This morning started out like many Saturday mornings before. My new schedule has put my body into auto-pilot at about 5:00am whether I want to wake up or not. The positive side, I get up and out and do all my errands before 12:00pm. It was just like any other Saturday until a black Mercedes decided to change lanes into mine causing me to slam on my brakes and hit a parked car.
I’m fine. And actually, I’m a really good driver! There is hardly any damage, I’m not hurt, and neither is anyone else. Praise Jesus!
But that car sped off. As it drove off, I was still in semi shock that what had happened just happened. However I started frantically pointing at the cars driving pass me, and miming: “GO GET THAT CAR!!! PLEASE!!”
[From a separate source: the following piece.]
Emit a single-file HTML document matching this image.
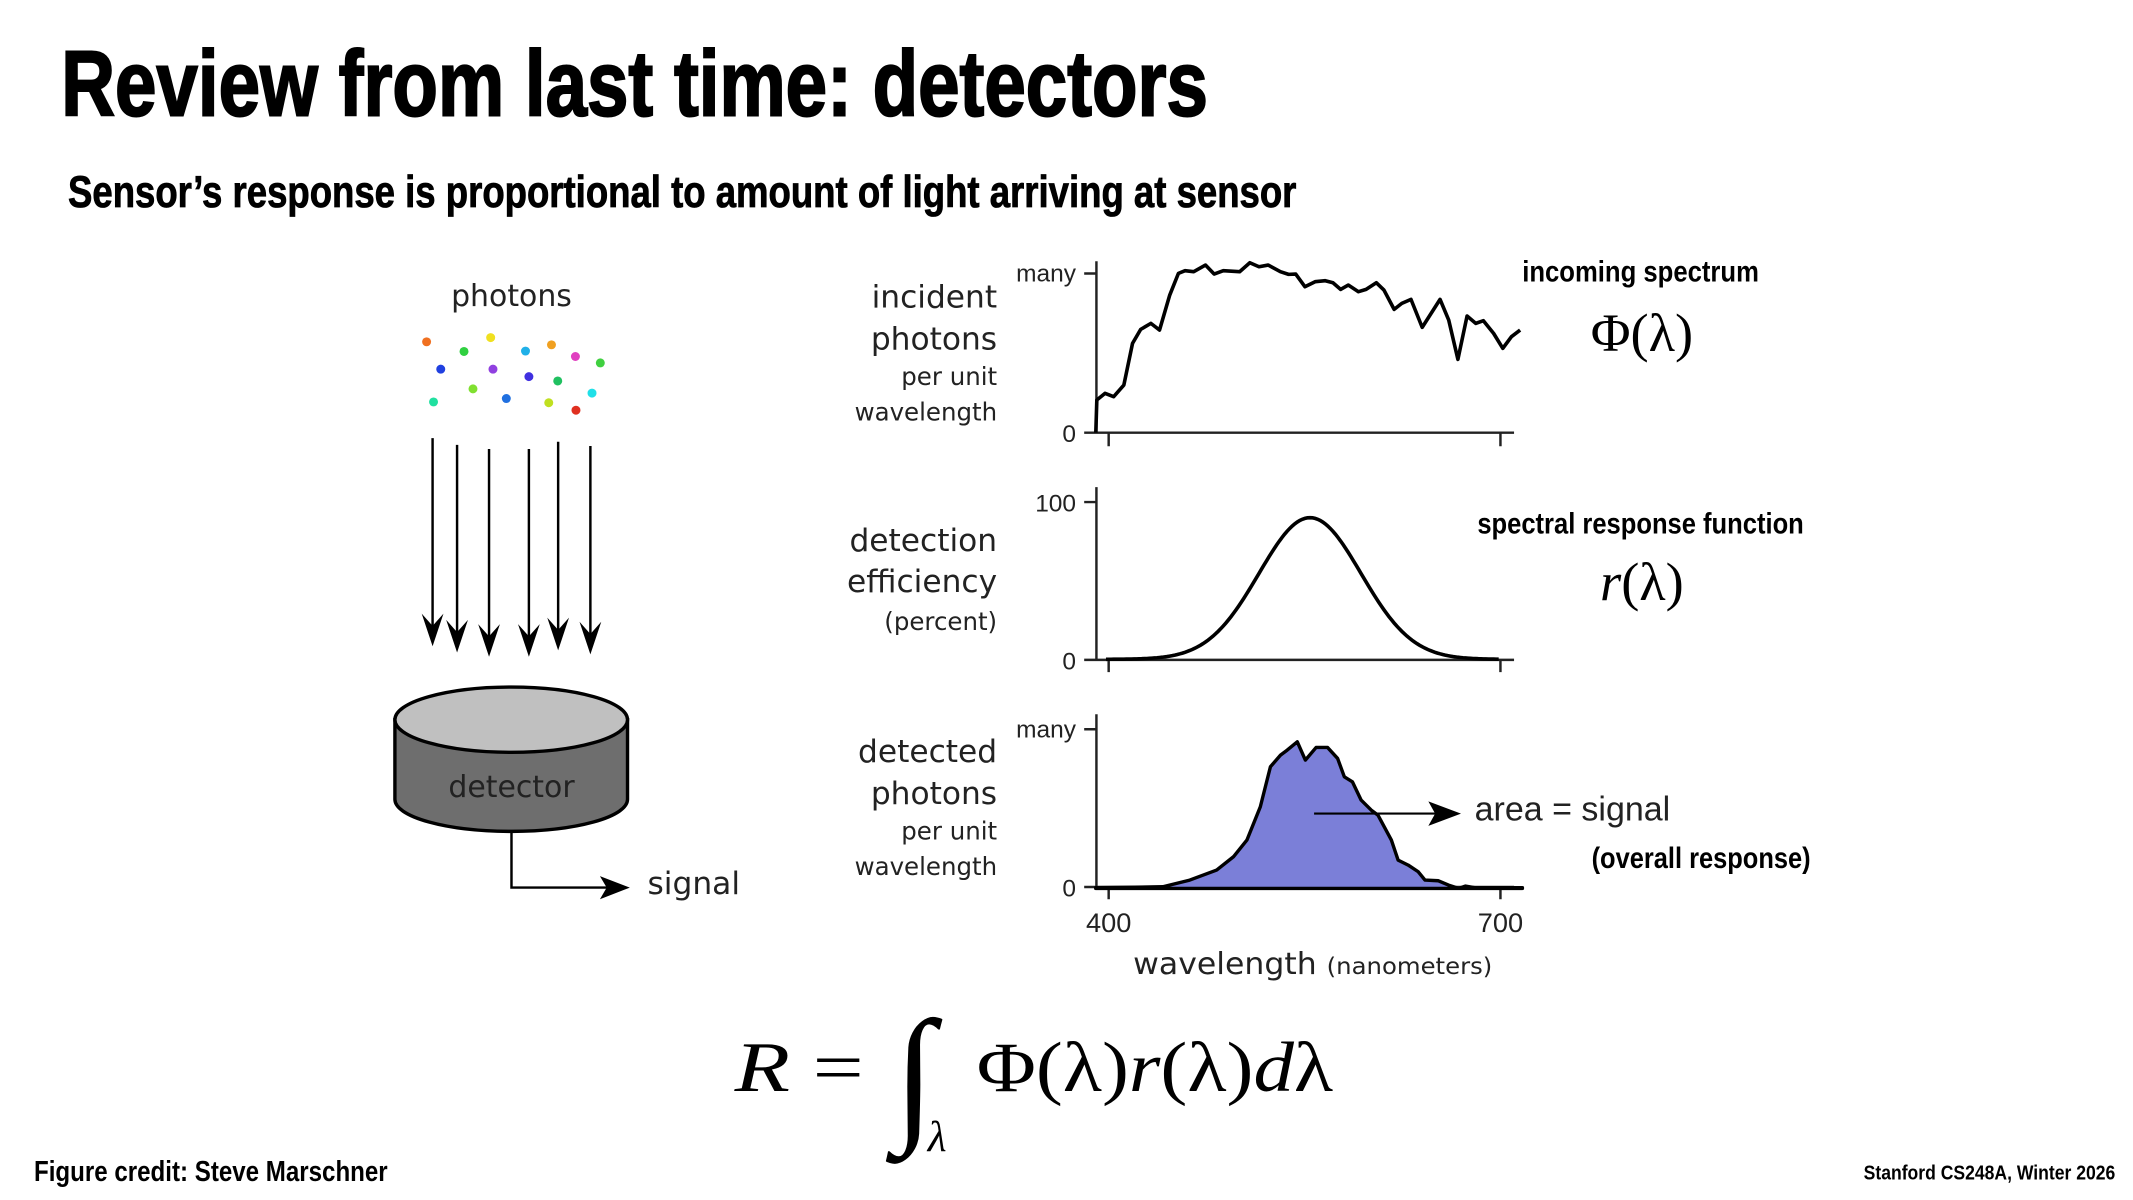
<!DOCTYPE html>
<html><head><meta charset="utf-8"><style>
html,body{margin:0;padding:0;background:#fff;}
svg{display:block;}
.c{font-family:"Liberation Sans Narrow","Liberation Sans",sans-serif;font-weight:bold;fill:#000;}
.g{font-family:"DejaVu Sans","Liberation Sans",sans-serif;fill:#222;}
.n{font-family:"Liberation Sans Narrow","Liberation Sans",sans-serif;fill:#222;}
.m{font-family:"Liberation Serif","DejaVu Serif",serif;fill:#000;}
</style></head><body>
<svg width="2133" height="1200" viewBox="0 0 1568 882" xmlns="http://www.w3.org/2000/svg">
<rect width="1568" height="882" fill="#fff"/>
<text class="c" x="45" y="85" font-size="68" textLength="843" lengthAdjust="spacingAndGlyphs" stroke="#000" stroke-width="1.5">Review from last time: detectors</text>
<text class="c" x="50" y="152" font-size="33" textLength="903" lengthAdjust="spacingAndGlyphs" stroke="#000" stroke-width="0.6">Sensor’s response is proportional to amount of light arriving at sensor</text>

<text class="g" x="376" y="225" font-size="22" text-anchor="middle">photons</text>
<g>
<circle cx="313.6" cy="251.2" r="3.3" fill="#f07020"/>
<circle cx="360.7" cy="248.1" r="3.3" fill="#f0e020"/>
<circle cx="341.1" cy="258.3" r="3.3" fill="#30d040"/>
<circle cx="386.3" cy="258" r="3.3" fill="#20b0e8"/>
<circle cx="405.4" cy="253.4" r="3.3" fill="#f0a020"/>
<circle cx="423" cy="262" r="3.3" fill="#e040c0"/>
<circle cx="441.3" cy="266.7" r="3.3" fill="#40d040"/>
<circle cx="324" cy="271.3" r="3.3" fill="#2040e0"/>
<circle cx="362.4" cy="271.3" r="3.3" fill="#9040e0"/>
<circle cx="388.8" cy="276.8" r="3.3" fill="#4030e0"/>
<circle cx="410" cy="280" r="3.3" fill="#20c060"/>
<circle cx="347.7" cy="285.8" r="3.3" fill="#80e030"/>
<circle cx="318.7" cy="295.4" r="3.3" fill="#20e0a0"/>
<circle cx="372.2" cy="292.9" r="3.3" fill="#2070e0"/>
<circle cx="403.4" cy="296" r="3.3" fill="#c0e020"/>
<circle cx="435.2" cy="288.9" r="3.3" fill="#20e0e8"/>
<circle cx="423.4" cy="301.5" r="3.3" fill="#e03020"/>
</g>
<g stroke="#000" stroke-width="1.8" fill="#000" id="arrows"></g>
<path d="M290.3,529 L290.3,587.6 A85.5,23.5 0 0 0 461.3,587.6 L461.3,529 Z" fill="#6e6e6e" stroke="#000" stroke-width="2.5"/>
<ellipse cx="375.8" cy="529" rx="85.5" ry="24" fill="#c0c0c0" stroke="#000" stroke-width="2.5"/>
<text class="g" x="376" y="586" font-size="22" text-anchor="middle" fill="#1a1a1a">detector</text>
<path d="M376,611 L376,652.4 L448,652.4" fill="none" stroke="#000" stroke-width="1.8"/>
<path d="M463,652.4 L441,644 L446,652.4 L441,661 Z" fill="#000"/>
<text class="g" x="476" y="657" font-size="23">signal</text>

<g class="g" text-anchor="end">
<text x="733" y="226" font-size="23">incident</text>
<text x="733" y="257" font-size="23">photons</text>
<text x="733" y="283" font-size="18">per unit</text>
<text x="733" y="309" font-size="18">wavelength</text>
<text x="733" y="405" font-size="23">detection</text>
<text x="733" y="435" font-size="23">efficiency</text>
<text x="733" y="463" font-size="18">(percent)</text>
<text x="733" y="560" font-size="23">detected</text>
<text x="733" y="591" font-size="23">photons</text>
<text x="733" y="617" font-size="18">per unit</text>
<text x="733" y="643" font-size="18">wavelength</text>
</g>
<g class="n" text-anchor="end" font-size="18">
<text x="791" y="207">many</text>
<text x="791" y="325">0</text>
<text x="791" y="376">100</text>
<text x="791" y="492">0</text>
<text x="791" y="542">many</text>
<text x="791" y="659">0</text>
</g>
<g stroke="#222" stroke-width="1.8" fill="none">
<path d="M806,192 V318 H1113 M815,318 V328 M1103,318 V328 M797,201 H806 M797,318 H806"/>
<path d="M806,358 V485 H1113 M815,485 V494 M1103,485 V494 M797,369 H806 M797,485 H806"/>
<path d="M806,525 V652 H1113 M815,652 V661 M1103,652 V661 M797,536 H806 M797,652 H806"/>
</g>
<g transform="translate(588.1,176.4) scale(0.3749,0.245)">
<polyline vector-effect="non-scaling-stroke" fill="none" stroke="#000" stroke-width="3.6" stroke-linejoin="round" points="580,578 582,480 598,460 615,470 635,435 652,310 668,268 688,250 705,270 725,165 742,100 755,92 772,95 795,75 812,102 830,92 862,95 882,68 900,80 918,75 942,95 958,103 972,102 990,140 1010,125 1030,122 1045,128 1060,148 1075,135 1095,155 1110,148 1130,128 1145,150 1165,208 1180,190 1198,178 1220,262 1255,178 1272,240 1290,358 1308,228 1325,250 1340,242 1360,280 1378,325 1395,290 1412,270"/>
<path id="gauss" vector-effect="non-scaling-stroke" fill="none" stroke="#000" stroke-width="3.6"/>
</g>
<g transform="translate(588.1,514.6) scale(0.494,0.245)">
<polygon vector-effect="non-scaling-stroke" fill="#7b7fd8" stroke="#000" stroke-width="3.4" stroke-linejoin="round" points="440,563 540,560 580,540 620,510 645,470 665,420 685,320 700,200 715,165 725,150 740,125 752,180 768,142 785,142 800,175 810,230 822,245 835,300 850,330 860,345 880,420 890,480 905,495 920,515 930,540 950,542 965,555 980,565 990,558 1005,563 1075,563 1075,565 440,565"/>
</g>
<path d="M966,598 H1056" stroke="#000" stroke-width="1.6"/>
<path d="M1074,598 L1050,589 L1055,598 L1050,607 Z" fill="#000"/>
<text class="n" x="1084" y="603" font-size="25">area = signal</text>
<text class="c" x="1170" y="638" font-size="22" textLength="161" lengthAdjust="spacingAndGlyphs">(overall response)</text>
<g class="n" font-size="20" text-anchor="middle">
<text x="815" y="685">400</text><text x="1103" y="685">700</text>
</g>
<text class="g" x="833" y="716" font-size="22" textLength="264" lengthAdjust="spacingAndGlyphs">wavelength <tspan font-size="17">(nanometers)</tspan></text>

<text class="c" x="1206" y="207" font-size="22" text-anchor="middle" textLength="174" lengthAdjust="spacingAndGlyphs">incoming spectrum</text>
<text class="m" x="1207" y="258" font-size="40" text-anchor="middle">Φ(λ)</text>
<text class="c" x="1206" y="392" font-size="22" text-anchor="middle" textLength="240" lengthAdjust="spacingAndGlyphs">spectral response function</text>
<text class="m" x="1207" y="441" font-size="40" text-anchor="middle"><tspan font-style="italic">r</tspan>(λ)</text>

<text class="m" x="540" y="802" font-size="52" textLength="95" lengthAdjust="spacingAndGlyphs"><tspan font-style="italic">R</tspan> =</text>
<text class="m" x="657" y="826" font-size="110" font-style="italic">∫</text>
<text class="m" x="682" y="846" font-size="32" font-style="italic">λ</text>
<text class="m" x="718" y="802" font-size="52" textLength="262" lengthAdjust="spacingAndGlyphs">Φ(λ)<tspan font-style="italic">r</tspan>(λ)<tspan font-style="italic">d</tspan>λ</text>

<text class="c" x="25" y="868" font-size="21" textLength="260" lengthAdjust="spacingAndGlyphs">Figure credit:  Steve Marschner</text>
<text class="c" x="1555" y="867" font-size="15" text-anchor="end" textLength="185" lengthAdjust="spacingAndGlyphs">Stanford CS248A, Winter 2026</text>
</svg>
<script>
var d="";for(var x=600;x<=1370;x+=5){var y=1258-425*Math.exp(-Math.pow((x-1000)/100,2)/2);d+=(x==600?"M":"L")+x+","+y.toFixed(1);}
document.getElementById("gauss").setAttribute("d",d);
var A=[[318,322,475],[336,327,479.6],[359.5,330,482.7],[388.8,330,482.7],[410.3,324.7,478],[434,327.8,481]];
var g=document.getElementById("arrows"),s="";
A.forEach(function(a){s+='<line x1="'+a[0]+'" y1="'+a[1]+'" x2="'+a[0]+'" y2="'+(a[2]-10)+'"/>';
s+='<path stroke="none" d="M'+a[0]+','+a[2]+' L'+(a[0]-8)+','+(a[2]-24)+' L'+a[0]+','+(a[2]-15)+' L'+(a[0]+8)+','+(a[2]-24)+' Z"/>';});
g.innerHTML=s;
</script>
</body></html>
As the owner of the car I hit came out with his boss, I got out of my car and my body took over. As this “boss” man tried to figure out what had happened and had obviously made up his mind that I did something wrong to cause it, he asked “Were you not paying attention?” As I tried to explain what had happened he would cut me off and ask if I understood the questions he was asking. Thankfully, the owner of the car was much calmer.
It felt horrible. An injustice had happened! This was NOT my fault! And while cars drove by, and spectators just watched, I started to feel helpless. The “boss” man asked if I wanted to get some water – I did. And as I came back out, Jina drove up (same pronunciation, different spelling).
She was driving behind me and saw the entire thing. As soon as she said “I saw what happened, it was totally the other car’s fault” I yelled “thank you Jesus!” at the top of my lungs! She corroborated my story and she also followed the car to get the license plate number. She was in a hurry to leave, but she agreed to give us her name and number.
The police came and took a report, but didn’t seem interested to get any information. I told him “I have a witness!” and he said, “Your insurance will take care of it.” He never asked if I was okay. He never ran the license plate. He never said “I’ll go get the bad guy.” The one who I expected to bring help didn’t.
After speaking to my insurance company, I wanted to lay down and go to bed. I never wanted to drive again. But I made myself get in my car and finish my errands…even if it was almost 12:00 by this time. As I drove, I looked at every black Mercedes license plate I saw…and I saw a lot of them! If the people I expected to help me wouldn’t, then I would help myself!
At some point during my hunt…errr…errand running, I all of a sudden thought of Jina. As I thought of her, tears came to my eyes. She saw an injustice and she stopped. She did something when no one else did. She was in a hurry to get somewhere, but she stopped because it was the right thing to do. Not convenient. Not necessary. But right. And as I thought of this I was overjoyed. Honestly, if nothing else comes of this but my insurance company fixing this guys mirror (I’m telling y’all I’m a freaking good driver…that’s all that was damaged!) then I was okay with that because Jina stopped!
Not only did Jina stop, but my car was not damaged. I was not hurt. Nobody else was hurt. There was only minor damage to the other car. The owner of the car was pleasant. The insurance company operator was nice as can be. As soon as I could, I texted my “prayer warriors” and asked for prayer. I realized that I was being helped in so many ways! I would come out of this unscathed and vindicated…I am sure He commanded His angels to protect me!
And of course, like God will often do, I realized in a moment that it was so much more. This accident was an accident but no accident…I realize that there have been times in my life recently where I have expected someone to help, expected someone to see an injustice and stop it, expected someone to pull over and say, “No, this girl has been wronged!” And when no one does, I tend to want to do it myself.
In that instance I realized I don’t need to fight. I don’t need to vindicate myself. God is always working behind the scenes…putting the right people in my path. Setting up the right situations at the right time. Loving me through my friends and family and sometimes through a stranger who just decides to say, “you were wronged.”
So I am thankful for the Jina’s in the world who are used by God to remind us that He sees it. He knows it. He fixes it. And He cares.